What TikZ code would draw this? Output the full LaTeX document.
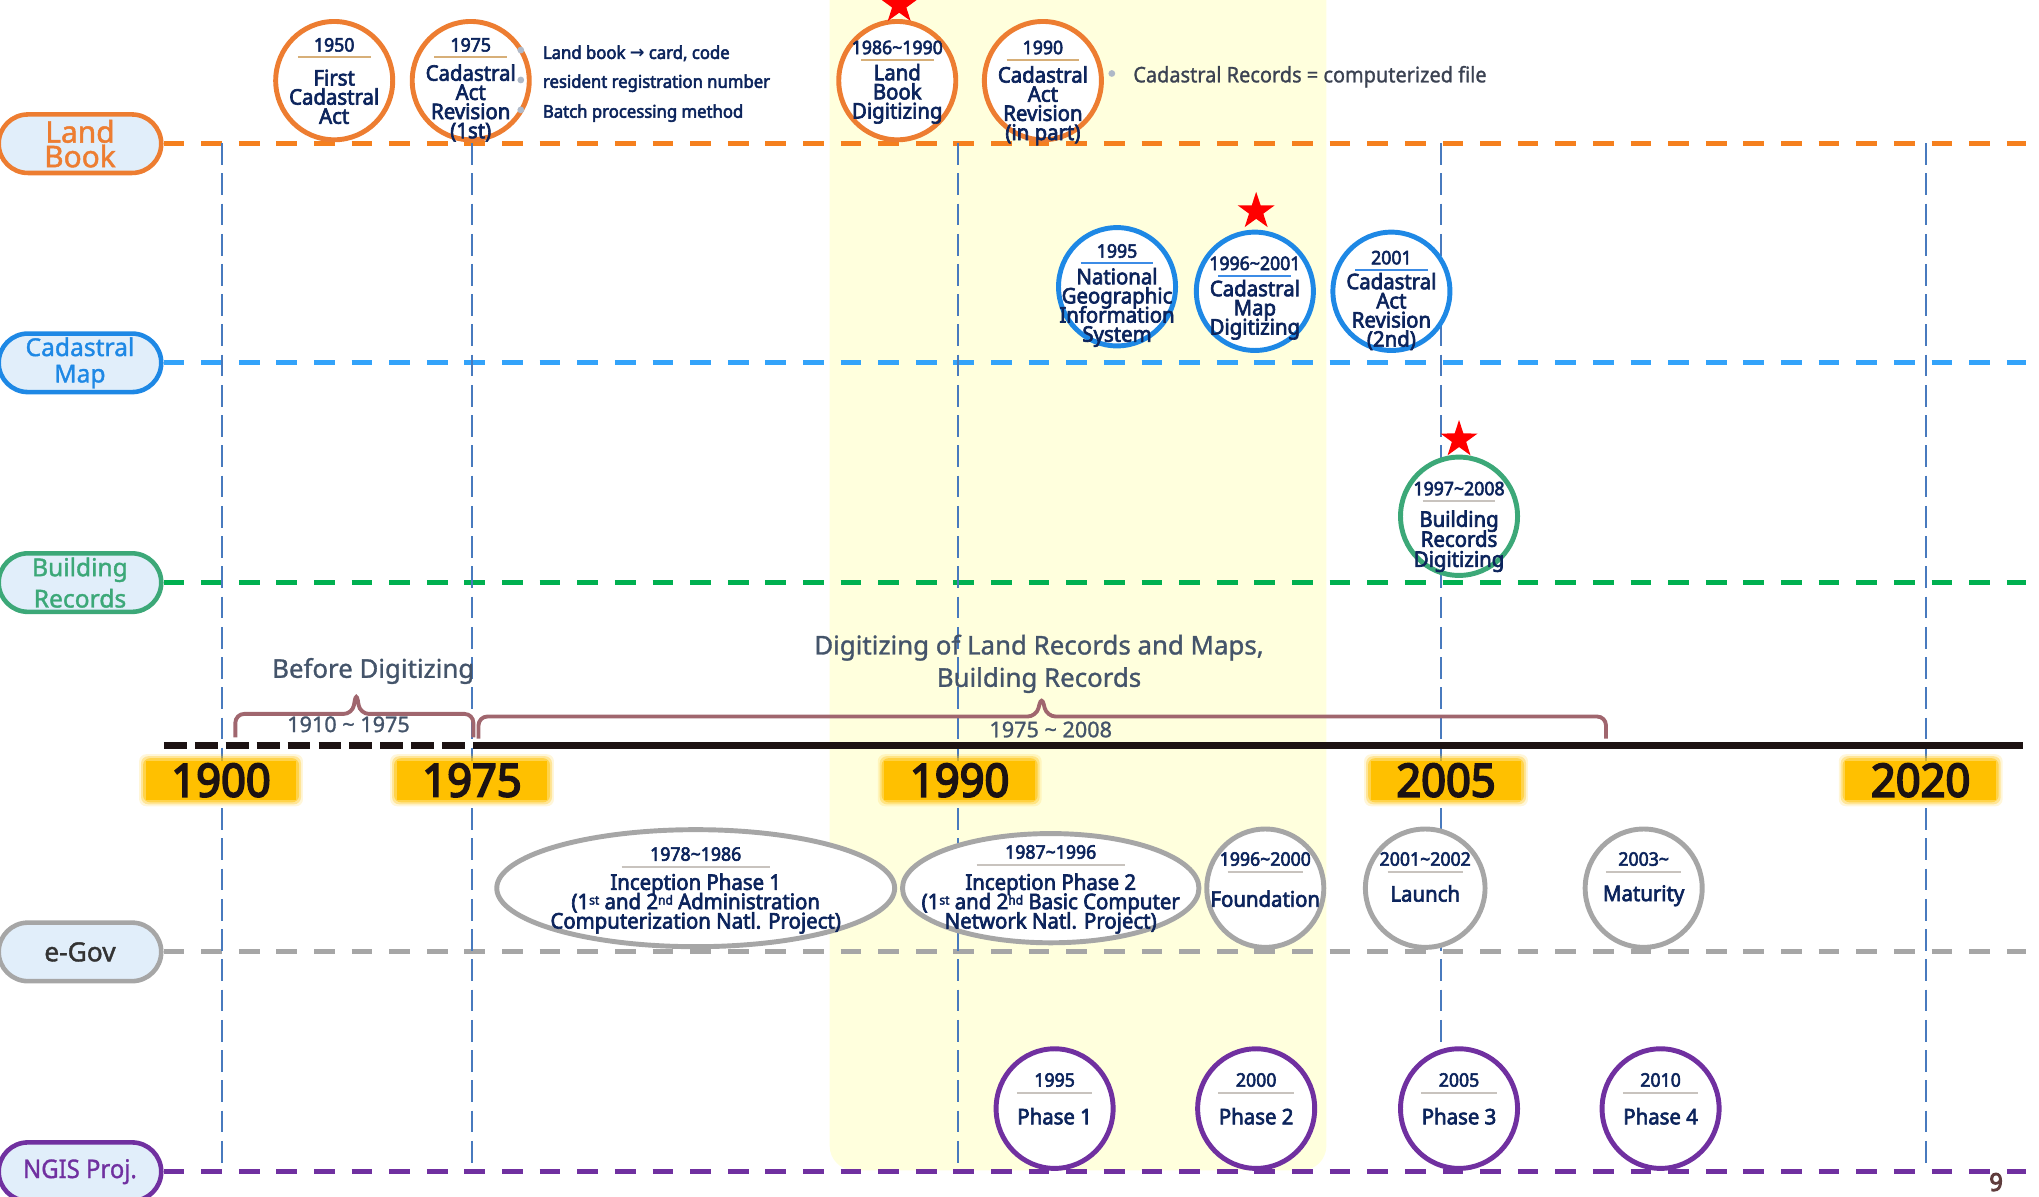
\documentclass[tikz,border=0pt]{standalone}
\usepackage{fontspec}
\setmainfont{Noto Sans}[FakeStretch=0.95, BoldFont={Noto Sans}, BoldFeatures={FakeBold=3}]
\newfontfamily\widefont{Noto Sans}[FakeBold=1.5]
\newfontfamily\semifont{Noto Sans}[FakeBold=1.2]
\newfontfamily\semicond{Noto Sans}[FakeStretch=0.93, FakeBold=1.2]
\newfontfamily\yearfont{Noto Sans}[FakeStretch=0.95, FakeBold=4]
\newfontfamily\symbolfont{DejaVu Sans}
\usetikzlibrary{shapes.geometric,shapes.misc}

\lineskiplimit=-20pt
\lineskip=0pt

\definecolor{lborange}{RGB}{237,125,49}
\definecolor{lblane}{RGB}{245,128,30}
\definecolor{cmblue}{RGB}{30,136,229}
\definecolor{cmlane}{RGB}{51,163,250}
\definecolor{brgreen}{RGB}{60,168,120}
\definecolor{brlane}{RGB}{0,176,80}
\definecolor{egray}{RGB}{166,166,166}
\definecolor{ngpurple}{RGB}{112,48,160}
\definecolor{navy}{RGB}{12,36,92}
\definecolor{pillfill}{RGB}{225,238,250}
\definecolor{bandyellow}{RGB}{255,255,221}
\definecolor{gold}{RGB}{255,192,0}
\definecolor{bracecol}{RGB}{160,102,110}
\definecolor{slate}{RGB}{68,84,106}
\definecolor{darkslate}{RGB}{59,66,82}
\definecolor{vline}{RGB}{72,122,190}
\definecolor{dotgray}{RGB}{175,185,200}
\definecolor{septan}{RGB}{215,175,120}
\definecolor{sepblue}{RGB}{60,140,230}
\definecolor{sepgray}{RGB}{200,195,190}
\definecolor{timeblack}{RGB}{28,18,18}
\definecolor{pagebrown}{RGB}{95,60,60}

\newcommand{\spx}{0.013004cm}
\newcommand{\tld}{\char"007E\relax}
\newcommand{\sups}[1]{\smash{\raisebox{1.3pt}{\fontsize{3.6}{3.6}\selectfont #1}}}

\tikzset{
	lanepill/.style={rounded rectangle, draw=#1, fill=pillfill, line width=1.3pt, minimum width=125*\spx, minimum height=45*\spx, inner sep=0pt, align=center},
	laneline/.style={draw=#1, line width=1.4pt, dash pattern=on 5.9pt off 4.8pt},
	yearline/.style={draw=vline, line width=0.6pt, dash pattern=on 6.2pt off 2.4pt},
	timeline/.style={draw=timeblack, line width=2.1pt},
	yearbox/.style={fill=gold, minimum width=116*\spx, minimum height=30*\spx, inner sep=0pt, text=timeblack, font=\yearfont\fontsize{13}{13}\selectfont},
	mile/.style={ellipse, draw=#1, fill=white, line width=1.4pt, inner sep=0pt, minimum width=90*\spx, minimum height=91*\spx},
	mileyear/.style={text=navy, inner sep=0pt, font=\bfseries\fontsize{5.3}{5.3}\selectfont},
	milelabel/.style={text=navy, inner sep=0pt, align=center, anchor=north, font=\bfseries\fontsize{6.1}{5.45}\selectfont},
	sepline/.style={draw=#1, line width=0.5pt},
	redstar/.style={star, star points=5, star point ratio=2.6, fill=red, inner sep=0pt, minimum size=30*\spx},
	brace/.style={draw=bracecol, line width=1.1pt, rounded corners=2.5pt},
	phasetext/.style={text=slate, inner sep=0pt, align=center, font=\semifont\fontsize{7.35}{9.2}\selectfont},
	spantext/.style={text=slate, inner sep=0pt, font=\semifont\fontsize{6.15}{6.15}\selectfont},
	note/.style={anchor=west, inner sep=0pt, text=navy, font=\bfseries\fontsize{5}{5}\selectfont},
	notedot/.style={fill=dotgray}
}

\begin{document}
\begin{tikzpicture}[x=\spx,y=-\spx]
\useasboundingbox (0,0) rectangle (1568,920);

%Hintergrund
\fill[bandyellow, rounded corners=7pt] (638,-30) rectangle (1020,900);

%Bahnen
\node[lanepill=lborange, text=lborange, font=\widefont\fontsize{8.5}{7}\selectfont] (landbook) at (61.5,110.5) {Land\\Book};
\node[lanepill=cmblue, text=cmblue, font=\widefont\fontsize{7}{7.5}\selectfont] (cadmap) at (61.5,279) {Cadastral\\Map};
\node[lanepill=brgreen, text=brgreen, font=\widefont\fontsize{7}{8.9}\selectfont] (buildrec) at (61.5,448) {Building\\Records};
\node[lanepill=egray, text=black!80, font=\widefont\fontsize{7.5}{7.5}\selectfont] (egov) at (61.5,732) {e-Gov};
\node[lanepill=ngpurple, text=ngpurple, font=\semicond\fontsize{7.3}{7.3}\selectfont] (ngis) at (61.5,901) {NGIS Proj.};

\coordinate (lbend) at (1558,110.5);
\coordinate (cmend) at (1558,279);
\coordinate (brend) at (1558,448);
\coordinate (egend) at (1558,732);
\coordinate (ngend) at (1558,901);
\draw[laneline=lblane] (landbook.east) -- (lbend);
\draw[laneline=cmlane] (cadmap.east) -- (cmend);
\draw[laneline=brlane] (buildrec.east) -- (brend);
\draw[laneline=egray] (egov.east) -- (egend);
\draw[laneline=ngpurple] (ngis.east) -- (ngend);

%Jahreslinien
\foreach \vx in {171,363,737,1108,1481}
{
	\draw[yearline] (\vx,110) -- (\vx,899);
}

%Zeitachse
\coordinate (tlstart) at (126,573.5);
\coordinate (tlmid) at (366,573.5);
\coordinate (tlend) at (1556,573.5);
\draw[timeline, dash pattern=on 6.5pt off 2.3pt] (tlstart) -- (tlmid);
\draw[timeline] (tlmid) -- (tlend);

\foreach \bx/\yy in {170/1900,363/1975,738/1990,1112/2005,1477/2020}
{
	\foreach \g/\o in {5/0.15,3.5/0.3,2/0.5}
	{
		\fill[gold, opacity=\o, rounded corners=2pt] (\bx-58-\g,585-\g) rectangle (\bx+58+\g,615+\g);
	}
	\node[yearbox] (y\yy) at (\bx,600) {\yy};
}

%Klammern
\draw[brace] (181,567) -- (181,549) -- (271,549) -- (274,532) -- (277,549) -- (364,549) -- (364,567);
\draw[brace] (368,568) -- (368,551) -- (797,551) -- (801,535) -- (805,551) -- (1235,551) -- (1235,568);
\node[phasetext] (before) at (287,516) {Before Digitizing};
\node[phasetext] (digit) at (799,510.5) {Digitizing of Land Records and Maps,\\Building Records};
\node[spantext] (span1) at (268,557) {1910 \tld{} 1975};
\node[spantext] (span2) at (808,561) {1975 \tld{} 2008};

%Land Book
\foreach \nm/\cx/\sy/\ly/\yr/\lbl in
{
lb1950/257/44/59/1950/{First\\Cadastral\\Act},
lb1975/362/44/55/1975/{Cadastral\\Act\\Revision\\(1st)},
lb1986/690/46/54.6/1986\tld1990/{Land\\Book\\Digitizing},
lb1990/802/46/56.4/1990/{Cadastral\\Act\\Revision\\(in part)}}
{
	\node[mile=lborange] (\nm) at (\cx,62) {};
	\draw[sepline=septan] (\cx-28,\sy) -- (\cx+28,\sy);
	\node[mileyear] (\nm-year) at (\cx,\sy-9.5) {\yr};
	\node[milelabel] (\nm-text) at (\cx,\ly-6) {\lbl};
}

%Cadastral Map
\foreach \nm/\cx/\cy/\sy/\ly/\yr/\lbl in
{
cm1995/859/220.5/202.5/211.5/1995/{National\\Geographic\\Information\\System},
cm1996/965/224/212/220.7/1996\tld2001/{Cadastral\\Map\\Digitizing},
cm2001/1070/224/207.6/215.3/2001/{Cadastral\\Act\\Revision\\(2nd)}}
{
	\node[mile=cmblue] (\nm) at (\cx,\cy) {};
	\draw[sepline=sepblue] (\cx-28,\sy) -- (\cx+28,\sy);
	\node[mileyear] (\nm-year) at (\cx,\sy-9.5) {\yr};
	\node[milelabel] (\nm-text) at (\cx,\ly-6) {\lbl};
}

%Building Records
\node[mile=brgreen] (br1997) at (1122,397) {};
\draw[sepline=sepgray] (1094,385.2) -- (1150,385.2);
\node[mileyear] (br1997-year) at (1122,375.7) {1997\tld2008};
\node[milelabel, font=\bfseries\fontsize{6.1}{5.7}\selectfont] (br1997-text) at (1122,392) {Building\\Records\\Digitizing};

%Sterne
\node[redstar] (lbstar) at (691.5,4) {};
\node[redstar] (cmstar) at (966,162.5) {};
\node[redstar] (brstar) at (1122,338) {};

%e-Gov
\foreach \nm/\cx/\mw/\mh/\sy/\hw/\ly/\yr/\lbl in
{
eg1978/535/306/90/666.6/57/677/1978\tld1986/{Inception Phase 1\\(1\sups{st} and 2\sups{nd} Administration\\Computerization Natl. Project)},
eg1987/808/228/84/665/57/677/1987\tld1996/{Inception Phase 2\\(1\sups{st} and 2\sups{hd} Basic Computer\\Network Natl. Project)},
eg1996/973/90/91/670.4/29/690/1996\tld2000/{Foundation},
eg2001/1096/92/91/670.4/29/686/2001\tld2002/{Launch},
eg2003/1264/90/91/670.4/29/686/2003\tld/{Maturity}}
{
	\node[mile=egray, minimum width=\mw*\spx, minimum height=\mh*\spx] (\nm) at (\cx,683) {};
	\draw[sepline=sepgray] (\cx-\hw,\sy) -- (\cx+\hw,\sy);
	\node[mileyear] (\nm-year) at (\cx,\sy-9.8) {\yr};
	\node[milelabel, font=\bfseries\fontsize{6.1}{5.5}\selectfont] (\nm-text) at (\cx,\ly-5.8) {\lbl};
}

%NGIS
\foreach \nm/\cx/\yr/\lbl in
{
ng1995/811/1995/Phase 1,
ng2000/966/2000/Phase 2,
ng2005/1122/2005/Phase 3,
ng2010/1277/2010/Phase 4}
{
	\node[mile=ngpurple, minimum height=92*\spx] (\nm) at (\cx,852.5) {};
	\draw[sepline=sepgray] (\cx-29,840.7) -- (\cx+29,840.7);
	\node[mileyear] (\nm-year) at (\cx,830.5) {\yr};
	\node[milelabel] (\nm-text) at (\cx,851.5) {\lbl};
}

%Hinweise
\foreach \ny/\ntxt [count=\ni] in {41/{Land book {\symbolfont →} card, code},64/{resident registration number},87/{Batch processing method}}
{
	\fill[notedot] (400.5,\ny-2.5) circle (2.6);
	\node[note] (note\ni) at (417,\ny) {\ntxt};
}
\fill[notedot] (855,56.5) circle (2.6);
\node[note, text=darkslate, font=\semicond\fontsize{6.1}{6.1}\selectfont] (note4) at (871,59) {Cadastral Records = computerized file};

\node[text=pagebrown, inner sep=0pt, font=\yearfont\fontsize{7}{7}\selectfont] (pagenum) at (1535,909) {9};

\end{tikzpicture}
\end{document}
##############################
Problem requirements » Which lines hold the string "code"? List them all.

Solution to the exercise »
What TikZ code would draw this? Output the full LaTeX document.
\foreach \ny/\ntxt [count=\ni] in {41/{Land book {\symbolfont →} card, code},64/{resident registration number},87/{Batch processing method}}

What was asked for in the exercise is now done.